INTERNATIONAL NEWS - Mexican President Andres Manuel Lopez Obrador acknowledged in a state of the nation address Tuesday that murders and extortion by organized crime gangs had increased since he came to power.
The left-wing populist, who took office in December 2018, is struggling to rein in violent crime widely blamed on the country's drug cartels and other criminal gangs.
Lopez Obrador said in a speech at the presidential palace that intentional homicides had risen by 7.9 percent and extortion by 12.7 percent which is "fundamentally linked to so-called organized crime."
He said that his administration's strategy was focused on "providing work, education and welfare for people who are at risk of being recruited by criminal groups, especially the young."
Mexico registered 20,494 murders in the first seven months of 2020, compared with 19,357 in the same period of 2018, according to official figures.
For the whole of 2019, the country registered 34,582 murders, the highest since official records started in 1997.
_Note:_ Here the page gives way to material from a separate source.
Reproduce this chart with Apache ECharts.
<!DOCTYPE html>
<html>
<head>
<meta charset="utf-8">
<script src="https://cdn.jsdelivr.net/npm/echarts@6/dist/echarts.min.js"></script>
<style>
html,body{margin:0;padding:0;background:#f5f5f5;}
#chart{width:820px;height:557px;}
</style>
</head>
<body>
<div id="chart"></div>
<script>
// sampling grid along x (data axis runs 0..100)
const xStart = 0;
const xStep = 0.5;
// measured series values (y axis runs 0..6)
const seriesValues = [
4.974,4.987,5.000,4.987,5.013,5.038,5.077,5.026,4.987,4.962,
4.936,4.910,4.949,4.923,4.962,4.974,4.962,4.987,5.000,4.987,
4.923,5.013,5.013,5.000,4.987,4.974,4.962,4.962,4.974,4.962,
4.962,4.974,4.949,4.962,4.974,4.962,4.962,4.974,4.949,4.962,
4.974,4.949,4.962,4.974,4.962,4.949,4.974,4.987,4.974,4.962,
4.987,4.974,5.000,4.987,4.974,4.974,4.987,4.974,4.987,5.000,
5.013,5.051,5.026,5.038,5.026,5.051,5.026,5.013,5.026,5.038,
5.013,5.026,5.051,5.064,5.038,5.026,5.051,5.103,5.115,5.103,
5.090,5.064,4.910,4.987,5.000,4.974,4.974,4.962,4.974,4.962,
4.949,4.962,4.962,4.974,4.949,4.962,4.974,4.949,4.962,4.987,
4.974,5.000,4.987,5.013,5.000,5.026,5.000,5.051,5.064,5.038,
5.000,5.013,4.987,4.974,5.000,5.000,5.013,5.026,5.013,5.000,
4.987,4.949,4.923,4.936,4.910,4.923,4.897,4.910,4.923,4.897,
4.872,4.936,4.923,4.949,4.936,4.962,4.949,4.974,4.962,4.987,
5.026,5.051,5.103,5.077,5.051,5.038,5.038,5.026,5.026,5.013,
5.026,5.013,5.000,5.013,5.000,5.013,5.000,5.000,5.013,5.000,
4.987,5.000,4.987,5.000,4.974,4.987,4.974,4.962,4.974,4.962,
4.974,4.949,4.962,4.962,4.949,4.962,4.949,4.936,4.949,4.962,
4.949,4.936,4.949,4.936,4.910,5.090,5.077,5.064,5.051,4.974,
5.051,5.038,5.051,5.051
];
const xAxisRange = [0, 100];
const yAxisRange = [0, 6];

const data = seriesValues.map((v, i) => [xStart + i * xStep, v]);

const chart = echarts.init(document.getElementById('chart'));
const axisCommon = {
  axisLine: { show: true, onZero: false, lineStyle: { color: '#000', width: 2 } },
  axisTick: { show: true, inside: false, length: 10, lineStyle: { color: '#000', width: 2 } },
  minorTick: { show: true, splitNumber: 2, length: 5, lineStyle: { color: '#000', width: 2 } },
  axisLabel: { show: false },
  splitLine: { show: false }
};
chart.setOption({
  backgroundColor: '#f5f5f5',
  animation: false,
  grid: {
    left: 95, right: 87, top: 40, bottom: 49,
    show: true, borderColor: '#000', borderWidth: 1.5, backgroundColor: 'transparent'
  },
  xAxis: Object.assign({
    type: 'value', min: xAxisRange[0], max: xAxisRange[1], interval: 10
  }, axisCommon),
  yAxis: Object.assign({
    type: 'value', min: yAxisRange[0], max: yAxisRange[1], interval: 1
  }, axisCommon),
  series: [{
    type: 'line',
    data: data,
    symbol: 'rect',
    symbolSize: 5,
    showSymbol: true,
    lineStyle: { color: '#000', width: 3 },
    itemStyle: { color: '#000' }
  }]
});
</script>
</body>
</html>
On the other hand, Lopez Obrador said, crimes such as kidnapping and street robbery have decreased since he took office.
The Mexican leader has been criticized by human rights groups for allowing the armed forces to continue to play a major role in the war on drugs, which was militarized in 2006.
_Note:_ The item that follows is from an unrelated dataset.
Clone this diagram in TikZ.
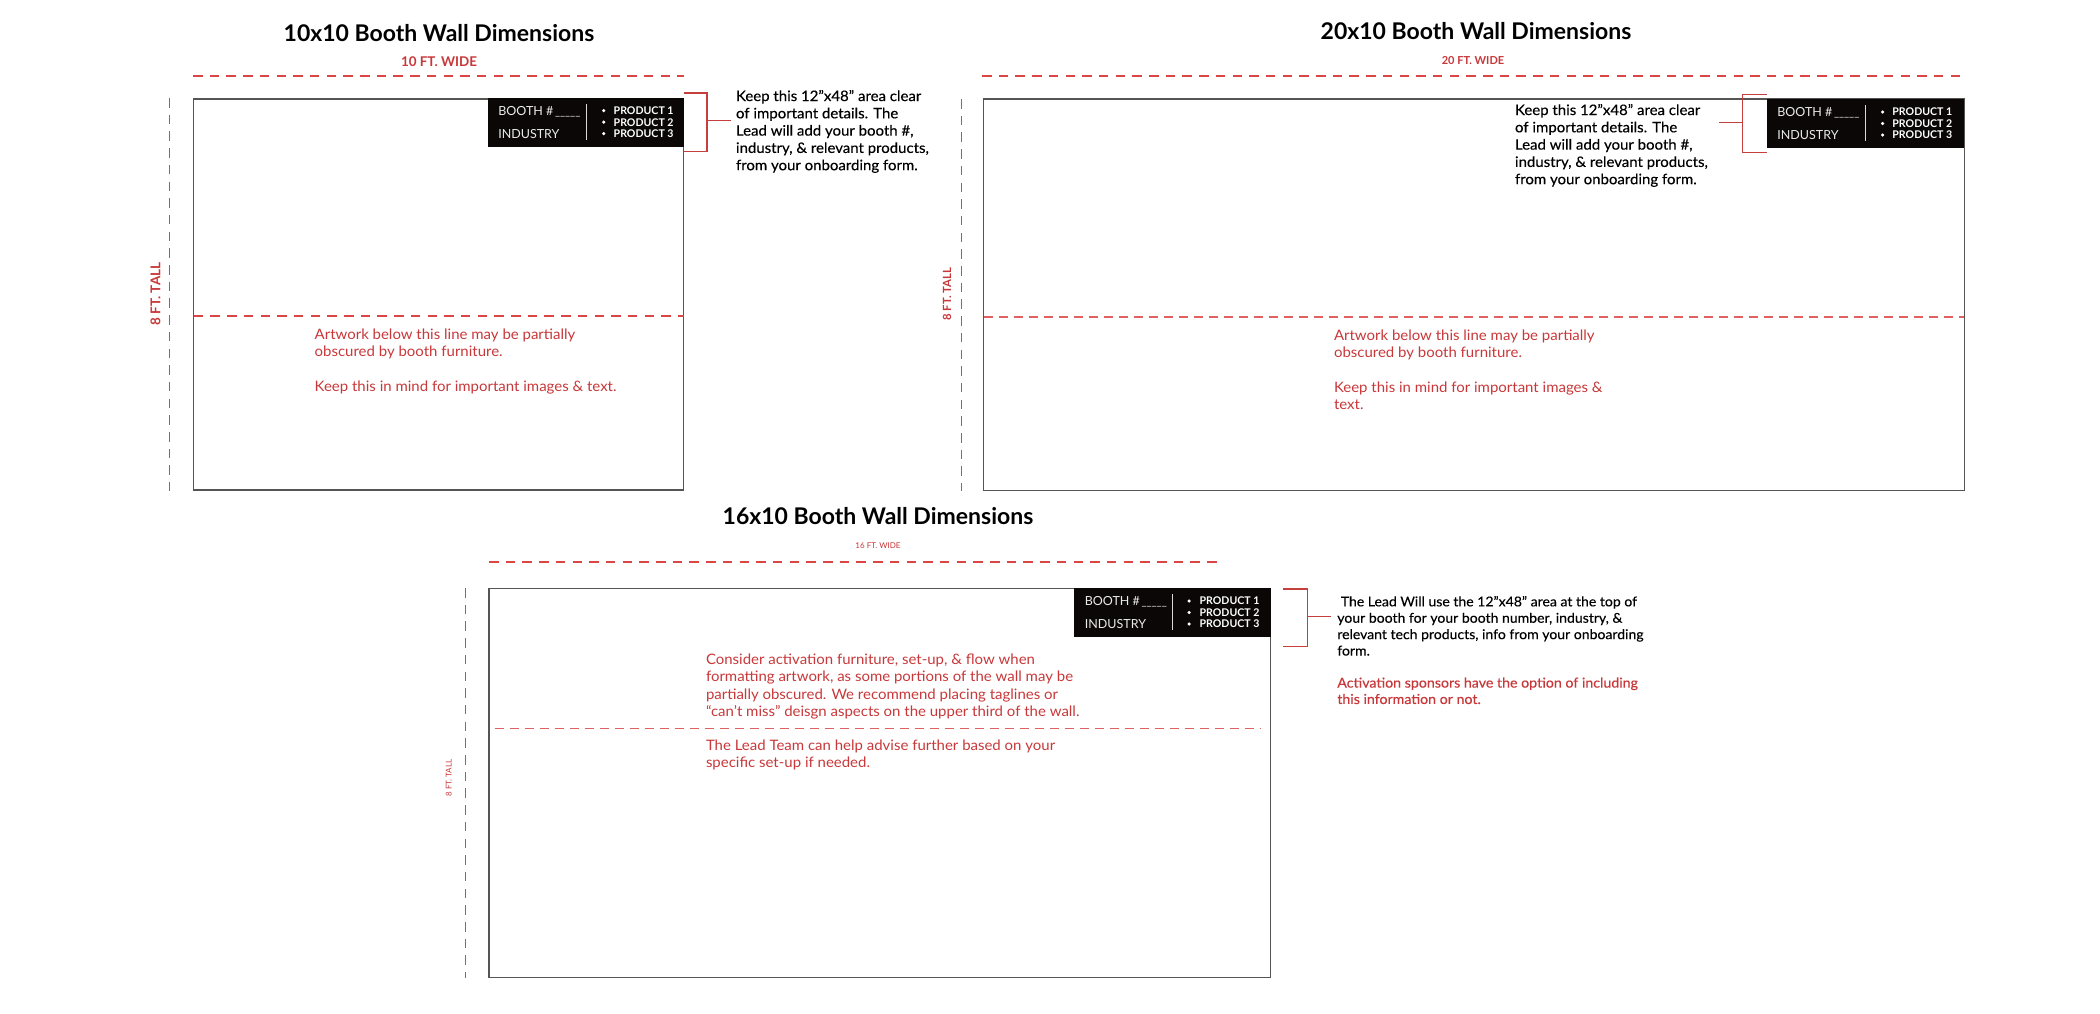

But Lopez Obrador said that abuses had decreased on his watch.
"There is no more torture, disappearances, or massacres. Human rights are respected and the guilty are punished," he said.
More than 290,000 people have been killed in Mexico since 2006, according to official figures that do not specify how many of the cases are linked to organized crime.
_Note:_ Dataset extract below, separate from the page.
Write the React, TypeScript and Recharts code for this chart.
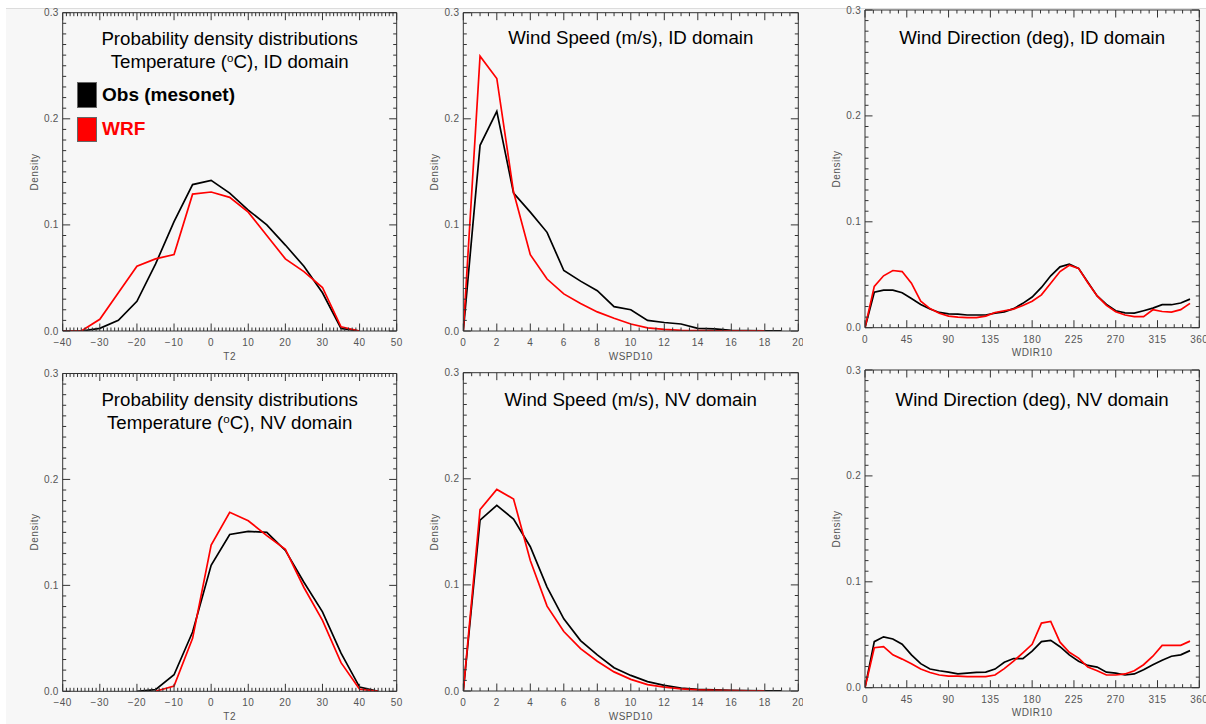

Drug cartels are engaged in bloody turf battles in areas including the capital, where authorities say the powerful Jalisco New Generation has been expanding its presence at the expense of rivals.
The bloodshed comes despite lockdown measures aimed at curbing the spread of the coronavirus, which has killed some 64,000 people in Mexico and battered its economy.
Responding to criticism of his government's handling of the economic crisis, Lopez Obrador said Mexico had faced it with a formula "unique in the world."
Seven out of 10 Mexican families are receiving some type of state economic aid, he said.
"Now all the support and loans are delivered directly to reactivate the economy from the bottom up. Priority is not given to large companies and banks.
"Now, for the good of all, the people are rescued first," he said.